Katharine Drexel was born in Philadelphia in 1858. She was raised with a great education and was well traveled.
Her life took a profound turn while nursing her stepmother through a terminal illness; she realized that all of her money could not protect you from pain and death.
Always having an interest in the hard lives of Indians, she asked Pope Leo XIII during a visit to send more missionaries to Wyoming. The Pope’s reply changed her direction in life when he said, “Why don’t you become a missionary?”
Once home, she visited the Sioux leader Red Cloud and began her journey to aid Native American missions.
In 1889 she made a big life decision, “The feast of Saint Joseph brought me the grace to give the remainder of my life to the Indians and the Colored.”

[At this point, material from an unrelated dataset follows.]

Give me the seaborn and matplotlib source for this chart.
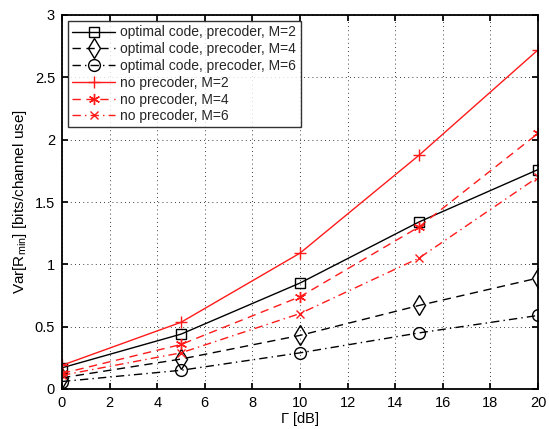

After three and a half years of training, the Sisters of the Blessed Sacrament for Indians and Colored, opened a boarding school in Santa Fe. Several foundations followed. By 1942 she had a system of African American Catholic schools in thirteen states, plus forty mission centers and twenty-three rural schools.
Her crowning achievement was the founding of Xavier University in New Orleans, the first university in the United States for African Americans.
At seventy-seven, she suffered a heart attack, but continued to live for almost twenty years of quiet, intense prayer from a small room overlooking the sanctuary.
She died at ninety-six and was canonized in 2000.